* [WHAT YOU SHOULD DO] All pictures are to be skipped; retype only the lines from the top of the entries through the line with "from matplotlib.lines import Line2D", both included.

* [PROVIDED MATERIAL]

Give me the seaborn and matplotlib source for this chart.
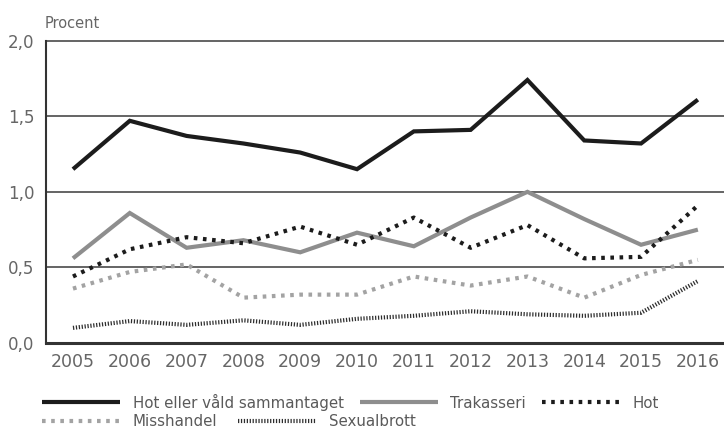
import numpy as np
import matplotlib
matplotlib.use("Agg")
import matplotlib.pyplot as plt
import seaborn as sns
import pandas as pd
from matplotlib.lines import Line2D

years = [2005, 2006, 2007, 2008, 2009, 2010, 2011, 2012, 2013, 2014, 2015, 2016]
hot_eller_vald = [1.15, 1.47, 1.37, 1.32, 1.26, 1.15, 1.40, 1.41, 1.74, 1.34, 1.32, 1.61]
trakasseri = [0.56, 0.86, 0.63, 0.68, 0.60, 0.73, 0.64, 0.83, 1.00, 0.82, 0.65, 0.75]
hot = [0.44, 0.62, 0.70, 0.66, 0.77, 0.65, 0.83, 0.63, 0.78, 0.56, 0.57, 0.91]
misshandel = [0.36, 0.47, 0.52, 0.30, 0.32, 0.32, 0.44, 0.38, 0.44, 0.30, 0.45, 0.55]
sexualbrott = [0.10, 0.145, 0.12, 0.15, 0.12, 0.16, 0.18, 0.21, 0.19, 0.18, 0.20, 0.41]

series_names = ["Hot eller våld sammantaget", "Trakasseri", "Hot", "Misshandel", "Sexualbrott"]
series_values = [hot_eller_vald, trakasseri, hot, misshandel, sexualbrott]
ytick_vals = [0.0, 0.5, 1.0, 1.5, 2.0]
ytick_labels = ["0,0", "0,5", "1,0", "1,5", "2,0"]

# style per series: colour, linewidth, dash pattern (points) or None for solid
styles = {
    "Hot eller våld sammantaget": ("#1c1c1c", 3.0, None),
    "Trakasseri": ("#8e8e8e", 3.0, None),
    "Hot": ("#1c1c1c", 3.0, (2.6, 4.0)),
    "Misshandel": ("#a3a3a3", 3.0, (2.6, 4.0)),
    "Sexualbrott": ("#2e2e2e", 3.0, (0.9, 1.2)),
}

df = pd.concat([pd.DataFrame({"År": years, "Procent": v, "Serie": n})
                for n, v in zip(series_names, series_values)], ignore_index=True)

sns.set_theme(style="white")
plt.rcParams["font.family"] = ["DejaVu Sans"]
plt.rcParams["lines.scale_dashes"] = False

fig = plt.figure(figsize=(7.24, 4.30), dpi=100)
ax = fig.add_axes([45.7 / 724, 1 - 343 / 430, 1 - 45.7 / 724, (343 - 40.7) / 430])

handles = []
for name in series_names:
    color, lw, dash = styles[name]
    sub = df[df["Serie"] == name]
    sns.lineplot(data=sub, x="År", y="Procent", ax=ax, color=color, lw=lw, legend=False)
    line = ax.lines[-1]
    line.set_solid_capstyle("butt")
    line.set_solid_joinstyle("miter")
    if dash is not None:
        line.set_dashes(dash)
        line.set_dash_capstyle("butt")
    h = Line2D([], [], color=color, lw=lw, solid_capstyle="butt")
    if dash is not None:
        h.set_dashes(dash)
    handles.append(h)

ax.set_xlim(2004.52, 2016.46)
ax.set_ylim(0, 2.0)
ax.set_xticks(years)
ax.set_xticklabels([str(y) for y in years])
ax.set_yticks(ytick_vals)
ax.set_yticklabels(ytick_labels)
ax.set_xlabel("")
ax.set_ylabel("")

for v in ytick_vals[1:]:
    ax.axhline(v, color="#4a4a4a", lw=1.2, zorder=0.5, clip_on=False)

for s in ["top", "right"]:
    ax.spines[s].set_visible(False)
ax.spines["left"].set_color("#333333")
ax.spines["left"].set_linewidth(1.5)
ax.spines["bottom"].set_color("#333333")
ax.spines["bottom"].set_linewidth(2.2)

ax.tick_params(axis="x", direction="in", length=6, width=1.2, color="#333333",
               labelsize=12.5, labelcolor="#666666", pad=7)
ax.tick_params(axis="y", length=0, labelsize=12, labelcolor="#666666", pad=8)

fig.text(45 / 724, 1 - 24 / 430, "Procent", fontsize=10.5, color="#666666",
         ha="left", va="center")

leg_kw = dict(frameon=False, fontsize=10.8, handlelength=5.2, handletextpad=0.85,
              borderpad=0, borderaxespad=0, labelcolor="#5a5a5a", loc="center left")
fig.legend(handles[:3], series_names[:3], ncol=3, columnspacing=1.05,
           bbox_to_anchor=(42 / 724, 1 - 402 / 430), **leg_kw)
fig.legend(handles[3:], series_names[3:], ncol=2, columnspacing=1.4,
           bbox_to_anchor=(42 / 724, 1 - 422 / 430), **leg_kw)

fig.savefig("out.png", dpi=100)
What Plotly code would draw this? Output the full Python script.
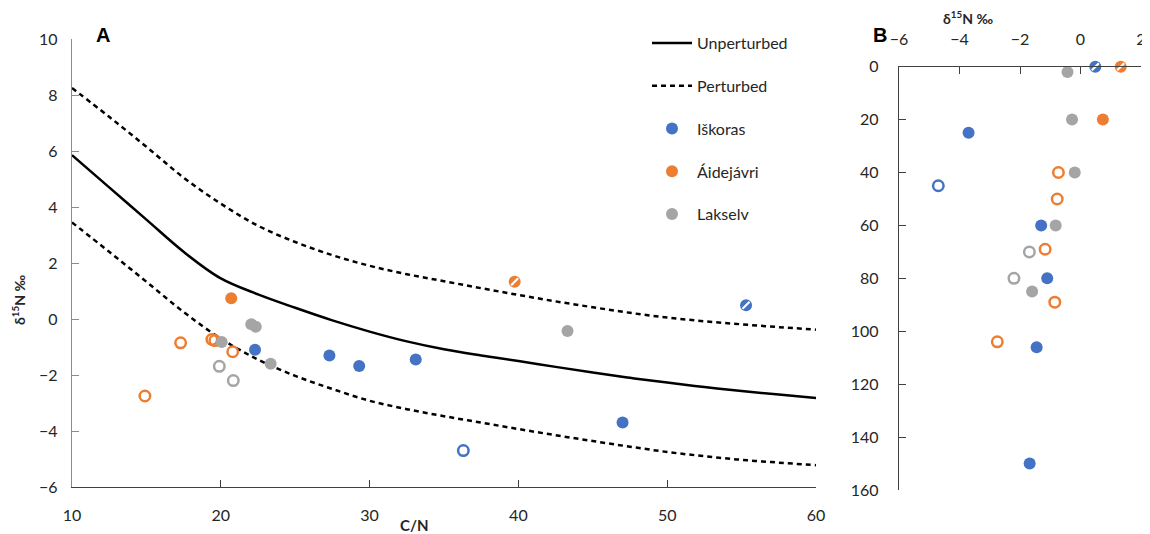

* [RESULT FOR THIS TASK]
Give me the seaborn and matplotlib source for this chart.
import numpy as np
import matplotlib
matplotlib.use("Agg")
import matplotlib.pyplot as plt
import seaborn as sns
import pandas as pd
from matplotlib.lines import Line2D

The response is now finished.